The Iron Man 1 table is called iron_1_actors, and Iron Man 2 table is called iron_2_actors. Both tables have been loaded for you and a few rows printed so you can see the structure.

![image.png](attachment:image.png)

In [49]:
movies=pd.read_pickle(r'datasets/movies.p')
movies[movies['title'].str.contains('Iron Man', case='False')]


In [1]:
import pandas as pd
import matplotlib.pyplot as plt

# Get id from Iron Man movies
movies=pd.read_pickle(r'datasets/movies.p')
id_iron_1 = movies[movies['title'] == 'Iron Man']['id'].values[0]
id_iron_2 = movies[movies['title'] == 'Iron Man 2']['id'].values[0]
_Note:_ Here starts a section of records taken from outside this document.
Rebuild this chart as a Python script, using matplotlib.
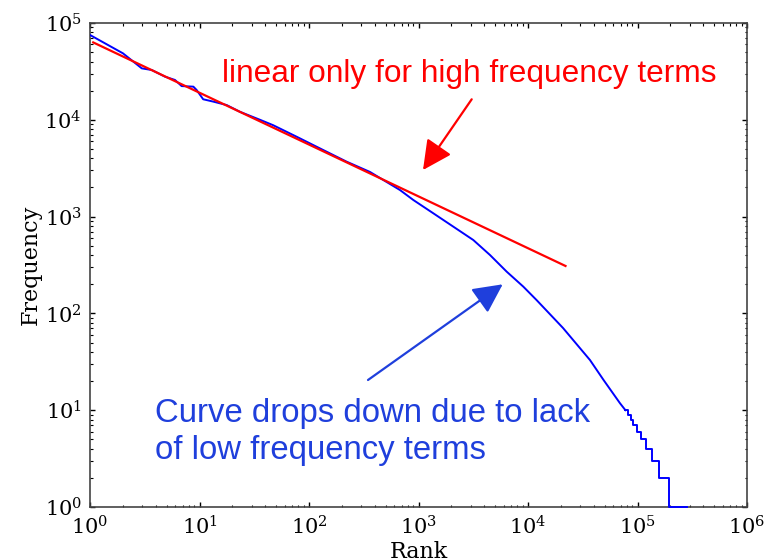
import matplotlib
matplotlib.use("Agg")
import matplotlib.pyplot as plt
import numpy as np

# Observed rank/frequency curve (smooth part)
ranks = [1, 2.0, 2.97, 3.66, 4.84, 5.97, 6.87, 8.79, 9.42, 10.8, 13.4, 17.7,
         23.4, 35.7, 47.0, 77, 135, 221, 361, 678, 897, 1365, 2080, 3165,
         4497, 6385, 9060, 12000, 20900, 36800, 49000, 69200, 77600]
freqs = [75200, 48600, 34000, 32700, 27900, 25800, 22300, 22000, 20300, 16300,
         15400, 14200, 12100, 10000, 8800, 6690, 4870, 3690, 2890, 1880, 1484,
         1082, 787, 573, 401, 270, 189, 137, 70.6, 33, 20.5, 11.8, 10]

# Low-frequency tail (integer frequencies -> staircase)
tail_ranks = [77600, 81900, 86700, 91600, 98400, 108000, 119000, 135000,
              157000, 195000, 283000]
tail_freqs = [10, 9, 8, 7, 6, 5, 4, 3, 2, 1, 1]

# Fitted power law (red line) endpoints
fit_ranks = [1.07, 22000]
fit_freqs = [63000, 309]

W, H = 764, 560
plt.rcParams['font.family'] = ['DejaVu Serif']
plt.rcParams['mathtext.fontset'] = 'dejavuserif'

fig = plt.figure(figsize=(W / 100, H / 100), dpi=100)
fig.patch.set_facecolor('white')
ax = fig.add_axes([90 / W, 1 - 507 / H, 657 / W, 484 / H])

ax.plot(ranks, freqs, color='#0000ff', lw=1.4, zorder=3)
ax.plot(tail_ranks, tail_freqs, color='#0000ff', lw=1.4, drawstyle='steps-post',
        zorder=5, clip_on=False)
ax.plot(fit_ranks, fit_freqs, color='#ff0000', lw=1.6, zorder=4)

ax.set_xscale('log')
ax.set_yscale('log')
ax.set_xlim(1, 1e6)
ax.set_ylim(1, 1e5)

ax.tick_params(which='both', direction='in', top=True, right=True, labelsize=15)
ax.tick_params(which='major', length=3.4, width=1, pad=6)
ax.tick_params(which='minor', length=1.8, width=0.8)
for s in ax.spines.values():
    s.set_color('#444444')
    s.set_linewidth(1.2)

ax.set_xlabel('Rank', fontsize=16, labelpad=2)
ax.set_ylabel('Frequency', fontsize=16, labelpad=2)

def fpx(x, y):
    return (x / W, 1 - y / H)

blue_txt = '#1f3fdc'
fig.text(*fpx(222, 82), 'linear only for high frequency terms', color='#ff0000',
         fontsize=22.8, family=['Liberation Sans'], ha='left', va='baseline')
fig.text(*fpx(155, 421.7), 'Curve drops down due to lack', color=blue_txt,
         fontsize=23.7, family=['Liberation Sans'], ha='left', va='baseline')
fig.text(*fpx(155, 459), 'of low frequency terms', color=blue_txt,
         fontsize=23.7, family=['Liberation Sans'], ha='left', va='baseline')

ax.annotate('', xy=fpx(423, 170), xycoords='figure fraction',
            xytext=fpx(471.7, 99.3), textcoords='figure fraction',
            arrowprops=dict(arrowstyle='-|>,head_length=0.9,head_width=0.45',
                            color='#ff0000', lw=1.6, mutation_scale=20,
                            shrinkA=0, shrinkB=0))
ax.annotate('', xy=fpx(502.7, 284.3), xycoords='figure fraction',
            xytext=fpx(368, 380), textcoords='figure fraction',
            arrowprops=dict(arrowstyle='-|>,head_length=0.9,head_width=0.45',
                            color=blue_txt, lw=1.6, mutation_scale=20,
                            shrinkA=0, shrinkB=0))

fig.savefig('out.png', dpi=100, facecolor='white')
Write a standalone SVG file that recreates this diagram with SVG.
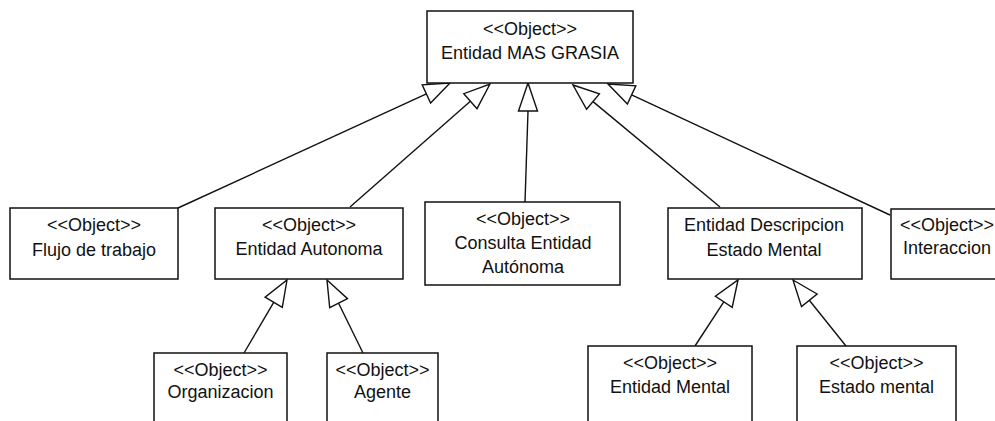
<svg xmlns="http://www.w3.org/2000/svg" width="995" height="421" viewBox="0 0 995 421">
<style>
.box{fill:#fff;stroke:#111;stroke-width:1.5}
.t{font-family:"Liberation Sans",Arial,sans-serif;font-size:18px;fill:#111;text-anchor:middle}
.ln{stroke:#111;stroke-width:1.4;fill:none}
.hd{fill:#fff;stroke:#111;stroke-width:1.4;stroke-linejoin:miter}
</style>
<rect width="995" height="421" fill="#fff"/>
<g id="connectors">
<line class="ln" x1="178" y1="208" x2="426.4" y2="93.9"/>
<polygon class="hd" points="450,83 430.6,103 422.2,84.8"/>
<line class="ln" x1="350" y1="207" x2="470.4" y2="101.2"/>
<polygon class="hd" points="490,84 477,108.7 463.8,93.7"/>
<line class="ln" x1="525" y1="202" x2="528" y2="111"/>
<polygon class="hd" points="528,83 518.5,111 537.5,111"/>
<line class="ln" x1="720" y1="207" x2="593" y2="101.6"/>
<polygon class="hd" points="573,85 599.4,93.9 586.6,109.3"/>
<line class="ln" x1="890" y1="215" x2="631.6" y2="94.9"/>
<polygon class="hd" points="608,84 635.8,85.8 627.4,104"/>
<line class="ln" x1="244" y1="353" x2="273.7" y2="302.3"/>
<polygon class="hd" points="287,280 282.3,307.4 265.1,297.2"/>
<line class="ln" x1="363" y1="353" x2="338.6" y2="303.2"/>
<polygon class="hd" points="327,280 347.5,298.7 329.7,307.7"/>
<line class="ln" x1="695" y1="346" x2="723.8" y2="301.8"/>
<polygon class="hd" points="738,280 732.2,307.3 715.4,296.3"/>
<line class="ln" x1="846" y1="346" x2="809.3" y2="300.3"/>
<polygon class="hd" points="793,280 817.1,294 801.5,306.6"/>
</g>
<g id="entidad-mas-grasia">
<rect class="box" x="427" y="11" width="206" height="72"/>
<text class="t" x="530" y="35">&lt;&lt;Object&gt;&gt;</text>
<text class="t" x="530" y="59">Entidad MAS GRASIA</text>
</g>
<g id="flujo-de-trabajo">
<rect class="box" x="10" y="208" width="168" height="71"/>
<text class="t" x="94" y="231">&lt;&lt;Object&gt;&gt;</text>
<text class="t" x="94" y="256">Flujo de trabajo</text>
</g>
<g id="entidad-autonoma">
<rect class="box" x="215" y="208" width="188" height="71"/>
<text class="t" x="309" y="231">&lt;&lt;Object&gt;&gt;</text>
<text class="t" x="309" y="255">Entidad Autonoma</text>
</g>
<g id="consulta-entidad-autonoma">
<rect class="box" x="425" y="202" width="195" height="83"/>
<text class="t" x="523" y="225">&lt;&lt;Object&gt;&gt;</text>
<text class="t" x="523" y="249">Consulta Entidad</text>
<text class="t" x="523" y="273">Autónoma</text>
</g>
<g id="entidad-descripcion-estado-mental">
<rect class="box" x="668" y="208" width="194" height="71"/>
<text class="t" x="764" y="231">Entidad Descripcion</text>
<text class="t" x="764" y="256">Estado Mental</text>
</g>
<g id="interaccion">
<rect class="box" x="891" y="209" width="120" height="70"/>
<text class="t" x="947" y="231">&lt;&lt;Object&gt;&gt;</text>
<text class="t" x="947" y="254">Interaccion</text>
</g>
<g id="organizacion">
<rect class="box" x="154" y="353" width="133" height="80"/>
<text class="t" x="220.5" y="376">&lt;&lt;Object&gt;&gt;</text>
<text class="t" x="220.5" y="398">Organizacion</text>
</g>
<g id="agente">
<rect class="box" x="327" y="353" width="111" height="80"/>
<text class="t" x="382.5" y="376">&lt;&lt;Object&gt;&gt;</text>
<text class="t" x="382.5" y="398">Agente</text>
</g>
<g id="entidad-mental">
<rect class="box" x="588" y="346" width="164" height="90"/>
<text class="t" x="670" y="369">&lt;&lt;Object&gt;&gt;</text>
<text class="t" x="670" y="393">Entidad Mental</text>
</g>
<g id="estado-mental">
<rect class="box" x="797" y="346" width="159" height="90"/>
<text class="t" x="876.5" y="369">&lt;&lt;Object&gt;&gt;</text>
<text class="t" x="876.5" y="393">Estado mental</text>
</g>
</svg>
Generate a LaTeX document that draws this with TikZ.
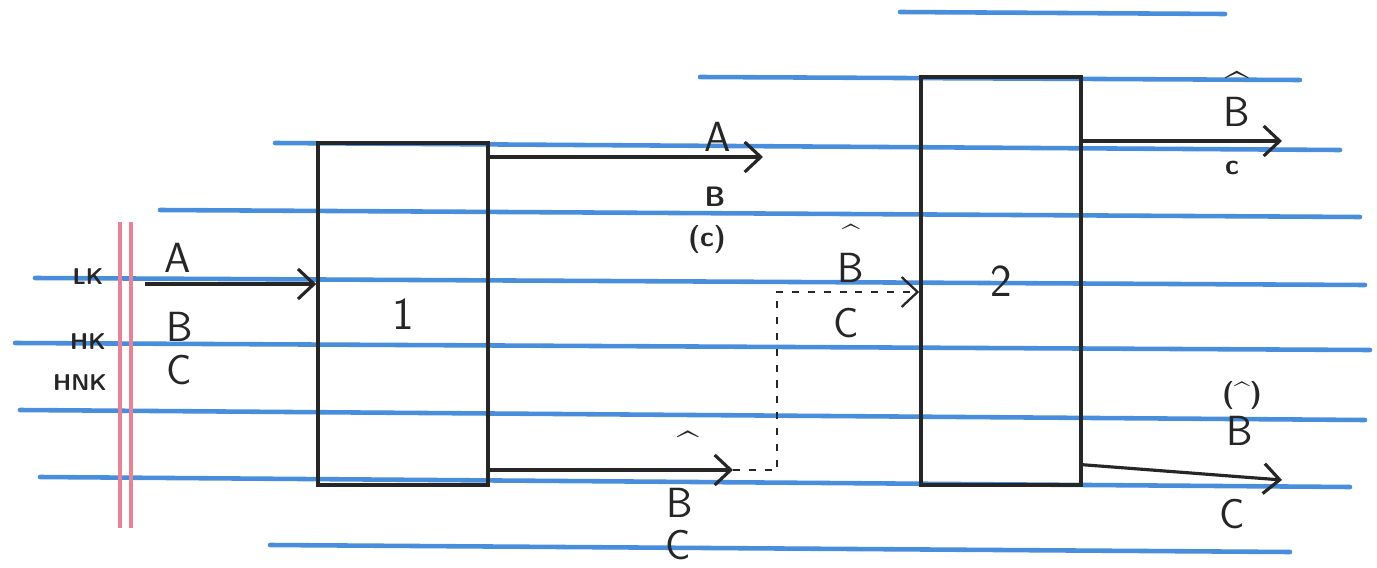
\documentclass[tikz,border=0pt]{standalone}
\usepackage{tikz}
\usetikzlibrary{arrows.meta,positioning}
\usepackage{xcolor}
\definecolor{ruleblue}{RGB}{72,142,220}
\definecolor{margin}{RGB}{236,128,150}
\definecolor{ink}{RGB}{38,38,38}

\tikzset{
  rule/.style={draw=ruleblue, line width=2.6pt, line cap=round},
  unit/.style={draw=ink, line width=2pt, minimum width=3.4cm, text=ink,
    font=\sffamily\fontsize{26}{26}\selectfont},
  flow/.style={draw=ink, line width=1.8pt, -{Straight Barb[length=3.2mm,width=6mm]}},
  recycle/.style={flow, line width=1.3pt, dash pattern=on 4pt off 5pt},
  bigtxt/.style={text=ink, inner sep=0pt, font=\sffamily\fontsize{24}{24}\selectfont},
  midtxt/.style={text=ink, inner sep=0pt, font=\sffamily\bfseries\fontsize{16}{16}\selectfont},
  hattxt/.style={text=ink, inner sep=0pt, font=\sffamily\bfseries\fontsize{22}{22}\selectfont},
  tag/.style={text=ink, inner sep=0pt, font=\sffamily\bfseries\fontsize{13}{13}\selectfont}
}

\begin{document}
\begin{tikzpicture}[x=0.02cm, y=-0.02cm]
            \useasboundingbox (0,0) rectangle (1377,568);

            % Paper
            \foreach \xa/\ya/\xb/\yb in {900/12/1225/14, 700/77/1300/80, 275/143/1340/150,
                160/210/1360/217, 35/278/1365/285, 15/343/1370/350, 20/410/1365/420,
                40/477/1350/487, 270/545/1290/552}
                \draw[rule] (\xa,\ya) -- (\xb,\yb);
            \draw[margin, line width=2.2pt] (120,222) -- (120,528);
            \draw[margin, line width=2.2pt] (131,222) -- (131,528);

            % Units
            \node[unit, minimum height=6.84cm] (u1) at (403,314) {1};
            \node[unit, minimum width=3.2cm, minimum height=8.16cm] (u2) at (1001,281) {2};

            % Feed
            \coordinate (feed) at (145,284);
            \draw[flow] (feed) -- (feed -| u1.west);
            \node[tag] (lk) at (88,277) {LK};
            \node[tag] (hk) at (88,342) {HK};
            \node[tag] (hnk) at (80,383) {HNK};
            \node[bigtxt] (fa) at (178,258) {A};
            \node[bigtxt] (fb) at (180,327) {B};
            \node[bigtxt] (fc) at (179,370) {C};

            % Unit 1 out
            \coordinate (top1) at (763,157);
            \draw[flow] (top1 -| u1.east) -- (top1);
            \node[bigtxt] (ta) at (718,137) {A};
            \node[midtxt] (tb) at (715,197) {B};
            \node[midtxt] (tc) at (707,239) {(c)};

            \coordinate (bot1) at (733,470);
            \draw[flow] (bot1 -| u1.east) -- (bot1);
            \node[hattxt] (bh) at (688,445) {\textasciicircum};
            \node[bigtxt] (bb) at (680,503) {B};
            \node[bigtxt] (bc) at (678,545) {C};

            % Recycle
            \coordinate (bend) at (777,292);
            \draw[recycle] (bot1) -| (bend) -- (bend -| u2.west);
            \node[bigtxt, align=center, anchor=south] (rb) at (851,283)
                {{\bfseries\fontsize{18}{18}\selectfont\textasciicircum}\\[-4pt]B};
            \node[bigtxt] (rc) at (846,323) {C};

            % Unit 2 out
            \coordinate (top2) at (1282,141);
            \draw[flow] (top2 -| u2.east) -- (top2);
            \node[bigtxt, align=center, anchor=south] (sb) at (1237,127)
                {{\bfseries\textasciicircum}\\[-10pt]B};
            \node[midtxt] (sc) at (1232,168) {c};

            \coordinate (bot2) at (1282,480);
            \draw[flow] ([yshift=0.44cm]u2.south east) -- (bot2);
            \node[midtxt, anchor=south] (wh) at (1242,410) {(\textasciicircum)};
            \node[bigtxt, anchor=north] (wb) at (1240,416) {B};
            \node[bigtxt] (wc) at (1232,514) {C};
        \end{tikzpicture}
\end{document}
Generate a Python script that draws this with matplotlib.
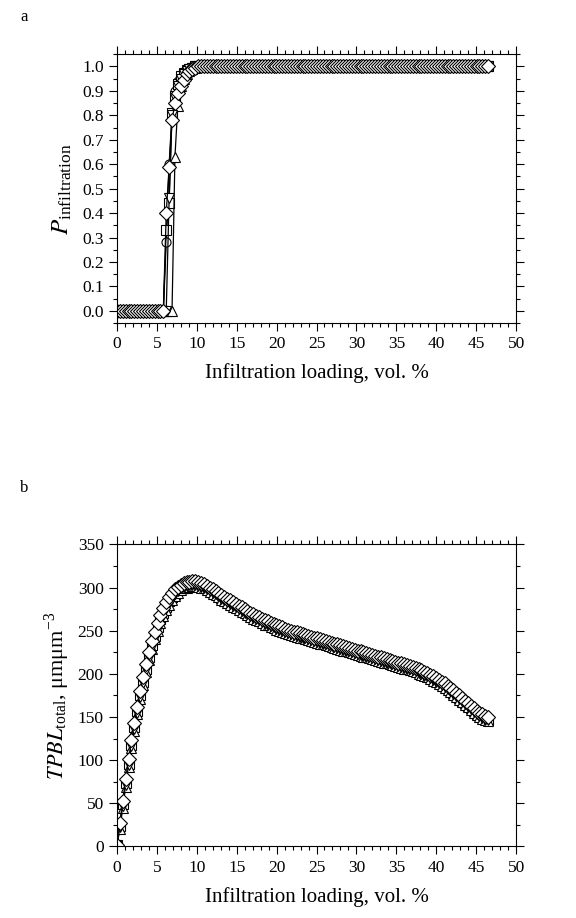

# Get casts from both movies
casts = pd.read_pickle(r'datasets/casts.p')
iron_1_actors = casts[casts['movie_id'] == id_iron_1][['character', 'id', 'name']]
iron_2_actors = casts[casts['movie_id'] == id_iron_2][['character', 'id', 'name']]
iron_1_actors.head()

Unnamed: 0,character,id,name
3,Yinsen,17857,Shaun Toub
4,"Virginia ""Pepper"" Potts",12052,Gwyneth Paltrow
2,Obadiah Stane / Iron Monger,1229,Jeff Bridges
1,"Lt. Col. James ""Rhodey"" Rhodes / War Machine",18288,Terrence Howard
7,Christine Everhart,57451,Leslie Bibb


In [13]:
# Merge iron_1_actors to iron_2_actors on id with outer join using suffixes
iron_1_and_2 = pd.merge(
    left=iron_1_actors,
    right=iron_2_actors,
    on='id',
    how='outer',
    suffixes=['_1', '_2']
)

#iron_1_and_2[iron_1_and_2.isna().sum(axis=1)>0] # alternative method for filtering

# Create an index that returns true if name_1 or name_2 are null
#filter = (iron_1_and_2['name_1'].isnull() | iron_1_and_2['name_2'].isnull())
filter = ((iron_1_and_2['name_1'].isnull() != iron_1_and_2['name_2'].isnull()) &
     ((iron_1_and_2['name_1'].isnull()) | (iron_1_and_2['name_2'].isnull())))

# Print the first few rows of iron_1_and_2
iron_1_and_2[filter].head()

Unnamed: 0,character_1,id,name_1,character_2,name_2
0,Yinsen,17857,Shaun Toub,,
2,Obadiah Stane / Iron Monger,1229,Jeff Bridges,,
3,"Lt. Col. James ""Rhodey"" Rhodes / War Machine",18288,Terrence Howard,,
5,Raza,57452,Faran Tahir,,
8,Abu Bakaar,173810,Sayed Badreya,,


Nice job! Using an outer join, you were able to pick only those rows where the actor played in only one of the two movies.